Tra i dolci, l’Albana di Romagna Passito è la denominazione più consolidata della regione. E la Fattoria Zerbina il fuoriclasse della tipologia. Da non perdere sia lo Scacco Matto 2006 (ma pure il 2005, il 2004 e il grandioso 2001), un velluto di grasso e dolcezza, uno dei più grandi vini dolci del Paese, sia il nuovo “AR” 2005, una riserva dalla concentrazione zuccherina fuori dal normale: profuma di frutta esotica e in bocca è un mangia e bevi. Un occhio vigile sui tanti outsider della regione. Marco Montanari e Paolo Babini a Brisighella. Tanto moderni e ricamati i vini del primo, quanto ruspanti e profondi sono quelli del secondo. Villa Papiano a Modigliana, dove la famiglia Bordini punta su una proposta enologica tanto originale, quanto coraggiosa. Stefano Berti a Forlì e Giovanna Madonia: vini moderni, toscaneggianti, allettanti. Meno lussuosi, ma ugualmente da seguire i progressi di Paolo Francesconi a Faenza, dalla Tenuta Volpe di Roncofreddo, di Costa Archi a Castel Bolognese. C’è da rimanere sintonizzati...
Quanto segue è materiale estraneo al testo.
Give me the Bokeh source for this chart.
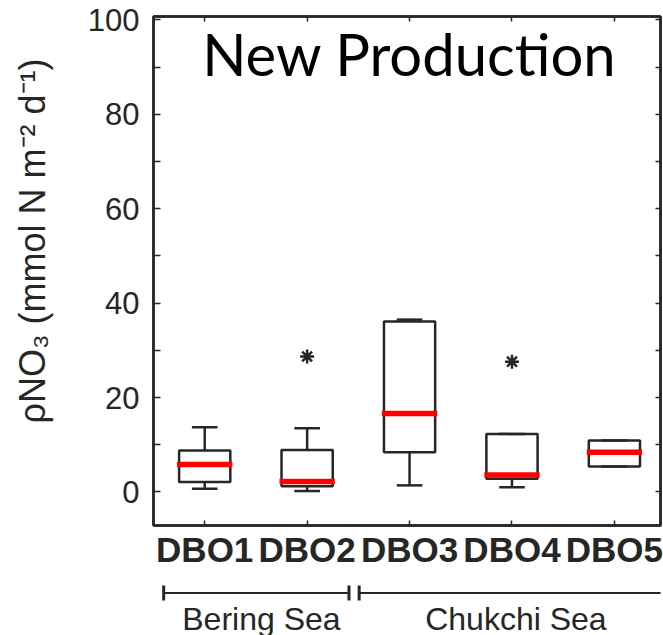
from bokeh.plotting import figure
from bokeh.models import Range1d, FixedTicker, LinearAxis, Label
from bokeh.layouts import column
from bokeh.embed import file_html
from bokeh.resources import INLINE
from bokeh.core.properties import value

# ---------------- data ----------------
stations = ["DBO1", "DBO2", "DBO3", "DBO4", "DBO5"]
q1 = [2.1, 1.2, 8.4, 2.8, 5.4]
q3 = [8.8, 8.9, 36.1, 12.3, 10.9]
medians = [5.8, 2.2, 16.6, 3.6, 8.4]
whisker_low = [0.7, 0.2, 1.4, 1.0, 5.4]
whisker_high = [13.7, 13.5, 36.5, 12.3, 10.9]
outlier_station = ["DBO2", "DBO4"]
outlier_values = [28.7, 27.6]
y_ticks = [0, 20, 40, 60, 80, 100]
y_minor_ticks = [10, 30, 50, 70, 90]
seas = ["Bering Sea", "Chukchi Sea"]
sea_first = ["DBO1", "DBO3"]
sea_last = ["DBO2", "DBO5"]
title_text = "New Production"
y_label = "\u00a0" * 6 + "\u03c1NO\u2083 (mmol N m\u207b\u00b2 d\u207b\u00b9)"

INK = "#262626"
FONT = "Liberation Sans"

pos = {s: i + 1 for i, s in enumerate(stations)}
xs = [pos[s] for s in stations]

p = figure(width=663, height=583,
           x_range=Range1d(0.5, 5.45), y_range=Range1d(-7.1, 100.7),
           x_axis_type=None, y_axis_type=None,
           output_backend="svg", toolbar_location=None,
           min_border_left=153, min_border_right=3,
           min_border_top=16, min_border_bottom=58)
p.outline_line_color = INK
p.outline_line_width = 2.5
p.outline_line_alpha = 1.0
p.background_fill_color = "white"
p.border_fill_color = "white"


def base_style(ax, tick_len):
    ax.axis_line_color = INK
    ax.axis_line_width = 2.5
    ax.major_tick_line_color = INK
    ax.minor_tick_line_color = INK
    ax.major_tick_line_width = 1.5
    ax.minor_tick_line_width = 1.5
    ax.major_tick_in = tick_len
    ax.major_tick_out = 0
    ax.minor_tick_in = tick_len
    ax.minor_tick_out = 0


# left axis
yl = LinearAxis(ticker=FixedTicker(ticks=y_ticks, minor_ticks=y_minor_ticks))
base_style(yl, 7)
yl.major_label_text_font = FONT
yl.major_label_text_font_size = "31px"
yl.major_label_text_color = INK
yl.major_label_standoff = 14
yl.axis_label = y_label
yl.axis_label_text_font = FONT
yl.axis_label_text_font_size = "36px"
yl.axis_label_text_font_style = "normal"
yl.axis_label_text_color = INK
yl.axis_label_standoff = 32
p.add_layout(yl, "left")

# right axis (ticks only, drawn as minor ticks so no labels exist)
yr = LinearAxis(ticker=FixedTicker(ticks=[], minor_ticks=sorted(y_ticks + y_minor_ticks)))
base_style(yr, 5)
yr.major_label_standoff = 0
p.add_layout(yr, "right")

# bottom axis
xb = LinearAxis(ticker=FixedTicker(ticks=xs, minor_ticks=[]))
base_style(xb, 5)
xb.major_label_overrides = {x: s for x, s in zip(xs, stations)}
xb.major_label_text_font = FONT
xb.major_label_text_font_size = "35px"
xb.major_label_text_font_style = "bold"
xb.major_label_text_color = INK
xb.major_label_standoff = 4
p.add_layout(xb, "below")

# top axis (ticks only)
xt = LinearAxis(ticker=FixedTicker(ticks=[], minor_ticks=xs))
base_style(xt, 5)
xt.major_label_standoff = 0
p.add_layout(xt, "above")

# boxes
box_half = 0.25
cap_half = 0.125
med_half = 0.27
p.quad(left=[x - box_half for x in xs], right=[x + box_half for x in xs],
       bottom=q1, top=q3, fill_color=None, line_color=INK, line_width=2.5)
p.segment(x0=xs, x1=xs, y0=q3, y1=whisker_high, line_color=INK, line_width=2.5)
p.segment(x0=xs, x1=xs, y0=q1, y1=whisker_low, line_color=INK, line_width=2.5)
p.segment(x0=[x - cap_half for x in xs], x1=[x + cap_half for x in xs],
          y0=whisker_high, y1=whisker_high, line_color=INK, line_width=2.5)
p.segment(x0=[x - cap_half for x in xs], x1=[x + cap_half for x in xs],
          y0=whisker_low, y1=whisker_low, line_color=INK, line_width=2.5)
p.segment(x0=[x - med_half for x in xs], x1=[x + med_half for x in xs],
          y0=medians, y1=medians, line_color="#ff0000", line_width=5.5)
p.scatter(x=[pos[s] for s in outlier_station], y=outlier_values, marker="asterisk",
          size=14, line_color=INK, line_width=2.5)

p.add_layout(Label(x=3.0, y=92.8, text=title_text, text_font="Lato",
                   text_font_size="58px", text_align="center",
                   text_baseline="middle", text_color="black"))

# group brackets under the axis
p2 = figure(width=663, height=52,
            x_range=Range1d(0.5, 5.48), y_range=Range1d(52, 0),
            x_axis_type=None, y_axis_type=None,
            output_backend="svg", toolbar_location=None,
            min_border_left=153, min_border_right=0,
            min_border_top=0, min_border_bottom=0)
p2.outline_line_color = None
p2.background_fill_color = "white"
p2.border_fill_color = "white"

start_pad = [0.4, 0.48]
end_pad = [0.42, 0.8]
b_start = [pos[f] - sp for f, sp in zip(sea_first, start_pad)]
b_end = [pos[l] + ep for l, ep in zip(sea_last, end_pad)]
line_y = 9.5
p2.segment(x0=b_start, x1=b_end, y0=[line_y] * len(seas), y1=[line_y] * len(seas),
           line_color=INK, line_width=2)
p2.segment(x0=b_start, x1=b_start, y0=[2] * len(seas), y1=[17] * len(seas),
           line_color=INK, line_width=3)
p2.segment(x0=b_end, x1=b_end, y0=[2] * len(seas), y1=[17] * len(seas),
           line_color=INK, line_width=3)
text_x = [(pos[f] + pos[l]) / 2 + 0.06 for f, l in zip(sea_first, sea_last)]
p2.text(x=text_x, y=[35] * len(seas), text=seas, text_font=value(FONT),
        text_font_size="32px", text_align="center", text_baseline="middle",
        text_color=INK)

layout = column(p, p2, spacing=0)
open("out.html", "w").write(file_html(layout, INLINE))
Tutta la qualità in scena a Squisito…
Un’ottima occasione per degustare i grandi vini di Romagna è rappresentata dall’evento di Squisito,
squisito.org, la festa dei prodotti di qualità organizzata ogni anno da un lustro(ma per la prima volta a primavera) dalla comunità di San Patrignano. Quest’anno l’appuntamento sarà dal 30 maggioal2giugno, un autentico viaggio nel Buon paese reso possibile dallo sforzo dei 1500 ragazzi che popolano la comunità fondata nel ’78 da Vincenzo Muccioli. Con loro, saranno protagonisti pasticcieri, cuochi e artigiani del gusto.